Devlin（BERT 的作者之一）在讨论中提出了解决此问题的方法。在本文中，我们将详细描述如何修改对预训练的 BERT 模型进行微调以完成分类任务的过程。代码可在此处作为开源获得。

1. BERT分类的概述

让我们首先描述 BERT 分类器模型生命周期中的三个阶段：

模型预训练。
模型微调。
应用。

1.1 模型预训练

在第一阶段，BERT 以自监督的方式在大量数据上进行预训练。也就是说，训练数据仅由原始文本组成，没有人工标记。该模型通过两个目标进行评估：猜测句子中的掩码词和预测一个句子是否接在另一个句子之后。

请注意，这两个任务只关注单独的句子，而不是整个上下文。因此，不会截断较长的文本。尽管《追忆似水年华》这本书有超过 120 万个单词，但它可以在预训练期间使用。它只是逐句进行。

我们可以使用 transformers 库加载预训练的基本 BERT 模型：

from transformers import AutoModel
model = AutoModel.from_pretrained("bert-base-uncased")

警告告诉我们，下载的模型必须在下游任务上进行微调（在我们的例子中，这将是序列的二元分类）。此步骤将在下一小节中描述。
我们使用类似的方法来获取标记器：

from transformers import AutoTokenizer
tokenizer = AutoTokenizer.from_pretrained("bert-base-uncased")
tokenizer

请注意上面列出的参数 model_max_length=512。这是我们在本文中要解决的主要障碍。事实上，不加修改地应用这个模型只会将每个文本截断为 512 个标记。文档其余部分中的所有信息和上下文在微调和预测阶段都会被丢弃。

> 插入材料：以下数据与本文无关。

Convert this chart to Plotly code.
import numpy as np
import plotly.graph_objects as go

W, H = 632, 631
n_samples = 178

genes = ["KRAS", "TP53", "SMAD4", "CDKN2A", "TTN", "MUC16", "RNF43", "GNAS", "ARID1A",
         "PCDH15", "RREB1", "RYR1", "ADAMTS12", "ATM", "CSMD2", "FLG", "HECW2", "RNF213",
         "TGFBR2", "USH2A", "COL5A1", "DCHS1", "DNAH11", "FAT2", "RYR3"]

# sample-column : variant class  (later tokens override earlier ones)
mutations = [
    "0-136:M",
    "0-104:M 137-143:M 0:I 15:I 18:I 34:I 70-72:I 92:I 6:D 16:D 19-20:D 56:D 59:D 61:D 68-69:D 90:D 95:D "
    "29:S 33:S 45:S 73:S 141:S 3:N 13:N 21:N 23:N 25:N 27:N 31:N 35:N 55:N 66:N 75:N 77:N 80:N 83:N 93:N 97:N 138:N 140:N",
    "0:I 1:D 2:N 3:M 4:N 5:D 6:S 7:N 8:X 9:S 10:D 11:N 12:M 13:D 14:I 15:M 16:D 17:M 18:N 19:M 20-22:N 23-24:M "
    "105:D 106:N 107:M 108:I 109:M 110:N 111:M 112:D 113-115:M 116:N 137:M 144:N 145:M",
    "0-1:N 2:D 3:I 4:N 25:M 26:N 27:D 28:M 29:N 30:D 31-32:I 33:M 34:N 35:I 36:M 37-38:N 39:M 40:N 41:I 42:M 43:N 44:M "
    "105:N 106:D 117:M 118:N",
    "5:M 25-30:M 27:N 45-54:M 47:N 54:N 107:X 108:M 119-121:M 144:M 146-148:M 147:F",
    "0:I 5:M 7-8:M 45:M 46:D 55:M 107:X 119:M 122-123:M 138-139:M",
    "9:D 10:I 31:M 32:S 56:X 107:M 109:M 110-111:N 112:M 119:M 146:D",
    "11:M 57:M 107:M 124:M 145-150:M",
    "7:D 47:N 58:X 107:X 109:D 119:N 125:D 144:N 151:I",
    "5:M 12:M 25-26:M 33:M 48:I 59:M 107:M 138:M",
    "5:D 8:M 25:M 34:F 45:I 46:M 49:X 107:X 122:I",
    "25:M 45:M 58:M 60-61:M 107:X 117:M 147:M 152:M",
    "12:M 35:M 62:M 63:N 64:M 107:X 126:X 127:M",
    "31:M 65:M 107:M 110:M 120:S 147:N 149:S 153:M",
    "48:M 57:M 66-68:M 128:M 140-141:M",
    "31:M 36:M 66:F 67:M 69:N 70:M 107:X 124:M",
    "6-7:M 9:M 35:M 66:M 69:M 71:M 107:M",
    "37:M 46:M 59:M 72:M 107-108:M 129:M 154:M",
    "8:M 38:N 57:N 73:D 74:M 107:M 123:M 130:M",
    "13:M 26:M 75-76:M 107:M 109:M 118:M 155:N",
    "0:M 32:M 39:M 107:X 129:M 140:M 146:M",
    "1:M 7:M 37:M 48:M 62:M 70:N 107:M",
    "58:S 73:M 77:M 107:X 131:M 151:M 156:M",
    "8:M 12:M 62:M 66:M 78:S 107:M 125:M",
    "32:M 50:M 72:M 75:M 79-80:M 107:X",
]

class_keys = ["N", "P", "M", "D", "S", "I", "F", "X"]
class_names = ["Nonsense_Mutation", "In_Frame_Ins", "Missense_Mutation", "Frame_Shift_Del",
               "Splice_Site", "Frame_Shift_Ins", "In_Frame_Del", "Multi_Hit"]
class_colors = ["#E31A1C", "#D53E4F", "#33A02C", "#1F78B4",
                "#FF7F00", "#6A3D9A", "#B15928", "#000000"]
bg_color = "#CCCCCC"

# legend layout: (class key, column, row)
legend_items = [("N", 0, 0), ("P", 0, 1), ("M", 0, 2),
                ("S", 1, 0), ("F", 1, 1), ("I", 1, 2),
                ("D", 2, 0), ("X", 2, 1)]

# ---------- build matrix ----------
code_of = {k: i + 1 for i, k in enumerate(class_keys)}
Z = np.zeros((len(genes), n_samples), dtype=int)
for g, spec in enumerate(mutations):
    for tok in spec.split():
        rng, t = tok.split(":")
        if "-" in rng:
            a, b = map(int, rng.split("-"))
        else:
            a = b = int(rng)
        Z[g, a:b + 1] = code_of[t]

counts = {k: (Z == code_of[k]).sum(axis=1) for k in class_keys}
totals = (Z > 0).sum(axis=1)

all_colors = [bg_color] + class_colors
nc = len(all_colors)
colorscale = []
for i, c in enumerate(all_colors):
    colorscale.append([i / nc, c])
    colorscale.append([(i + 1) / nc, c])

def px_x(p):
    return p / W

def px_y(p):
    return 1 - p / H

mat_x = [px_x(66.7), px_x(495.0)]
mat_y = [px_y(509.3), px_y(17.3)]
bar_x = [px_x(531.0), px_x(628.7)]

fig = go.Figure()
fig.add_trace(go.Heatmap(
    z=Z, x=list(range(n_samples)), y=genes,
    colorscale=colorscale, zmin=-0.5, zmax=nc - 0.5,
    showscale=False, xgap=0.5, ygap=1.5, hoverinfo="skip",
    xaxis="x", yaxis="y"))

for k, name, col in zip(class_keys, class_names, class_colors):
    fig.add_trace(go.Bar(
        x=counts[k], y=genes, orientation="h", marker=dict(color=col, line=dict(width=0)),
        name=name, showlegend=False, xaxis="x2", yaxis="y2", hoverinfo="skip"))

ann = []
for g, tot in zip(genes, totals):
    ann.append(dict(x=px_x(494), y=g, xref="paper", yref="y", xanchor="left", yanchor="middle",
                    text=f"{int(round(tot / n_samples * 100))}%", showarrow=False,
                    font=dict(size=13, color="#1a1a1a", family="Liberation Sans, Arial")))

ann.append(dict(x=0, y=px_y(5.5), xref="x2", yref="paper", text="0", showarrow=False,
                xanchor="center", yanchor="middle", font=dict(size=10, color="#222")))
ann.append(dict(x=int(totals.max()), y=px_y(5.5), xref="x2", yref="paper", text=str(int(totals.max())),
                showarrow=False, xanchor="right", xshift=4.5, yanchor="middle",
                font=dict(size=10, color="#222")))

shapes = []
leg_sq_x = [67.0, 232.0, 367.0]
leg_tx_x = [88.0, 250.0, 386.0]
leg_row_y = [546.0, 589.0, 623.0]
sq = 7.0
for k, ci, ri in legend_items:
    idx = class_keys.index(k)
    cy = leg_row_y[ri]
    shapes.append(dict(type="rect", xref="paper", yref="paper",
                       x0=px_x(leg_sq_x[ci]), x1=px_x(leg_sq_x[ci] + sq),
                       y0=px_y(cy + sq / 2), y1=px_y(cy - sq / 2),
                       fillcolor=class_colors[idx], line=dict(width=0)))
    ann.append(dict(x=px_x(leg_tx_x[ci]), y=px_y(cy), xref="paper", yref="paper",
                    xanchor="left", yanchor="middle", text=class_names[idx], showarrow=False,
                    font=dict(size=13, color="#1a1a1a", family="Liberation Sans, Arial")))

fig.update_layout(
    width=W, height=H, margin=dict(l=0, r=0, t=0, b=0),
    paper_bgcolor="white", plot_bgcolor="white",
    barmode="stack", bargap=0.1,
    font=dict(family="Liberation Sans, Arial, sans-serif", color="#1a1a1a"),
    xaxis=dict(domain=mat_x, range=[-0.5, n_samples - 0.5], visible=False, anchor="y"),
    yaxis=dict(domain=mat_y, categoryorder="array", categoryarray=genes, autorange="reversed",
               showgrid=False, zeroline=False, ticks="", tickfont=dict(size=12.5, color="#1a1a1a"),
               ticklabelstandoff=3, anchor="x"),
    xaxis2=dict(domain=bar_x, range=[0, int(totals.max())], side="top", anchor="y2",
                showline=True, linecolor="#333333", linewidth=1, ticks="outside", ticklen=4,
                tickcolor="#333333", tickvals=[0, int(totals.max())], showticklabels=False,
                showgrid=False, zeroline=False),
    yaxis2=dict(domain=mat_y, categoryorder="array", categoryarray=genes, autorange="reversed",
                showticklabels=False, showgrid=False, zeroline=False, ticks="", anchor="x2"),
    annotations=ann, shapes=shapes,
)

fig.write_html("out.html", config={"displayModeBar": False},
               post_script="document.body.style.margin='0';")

最直接和自然的想法是将文本分成更小的块并将它们分别提供给模型。这是我们的策略；然而，正如我们将看到的，魔鬼就在细节中。

1.2 模型的微调(Fine-tuning)

显然，在阅读了许多书籍和整个维基百科后，下载的预训练模型是知识丰富的。然而，它的知识非常笼统。
假设我们只需要预测电影评论是正面的还是负面的，而忽略其庞大而复杂的量子力学和普鲁斯特智慧(wisdom of quantum mechanics and Proust)。更重要的是，我们需要调整模型以适应我们的二元序列分类特定任务。假设我们想要训练模型根据文本识别电影评论是正面的还是负面的。
为此，我们使用监督学习方法。更准确地说，准备手动标记为正面或负面的评论训练集，然后将其输入模型，并在模型顶部添加一个额外的分类层。
修改微调步骤以查看整个文本而不仅仅是前 512 个标记并不是一件容易的事，稍后将详细描述。

1.3 模型的应用(Model application)

最后阶段是将训练好的模型应用到新数据中并获得分类。

2. 对较长的文本使用微调分类器

首先描述修改已经微调的 BERT 分类器以将其应用于较长文本的更直接的过程将很有启发。本节将主要基于出色的教程文章：如何将 Transformers 应用于任意长度的文本。

我们这里的方法之间的主要区别在于允许文本块重叠。

2.1 寻找长篇评论

接下来，我们将考虑来自 IMDB 的著名电影评论数据集。我们有兴趣根据他们的情绪对它们进行分类。也就是说，它们是积极的还是消极的。

经过基本的探索，我们从 huggingface 加载数据集，并找到一篇关于大卫林奇的《穆赫兰道》的很长的评论：

from datasets import load_dataset

imdb = load_dataset("imdb")

long_review = imdb["test"]["text"][21132]
number_of_words = len(long_review.split())
#print(f"The review: {long_review.split()}")
print(f"The review has {number_of_words} words.")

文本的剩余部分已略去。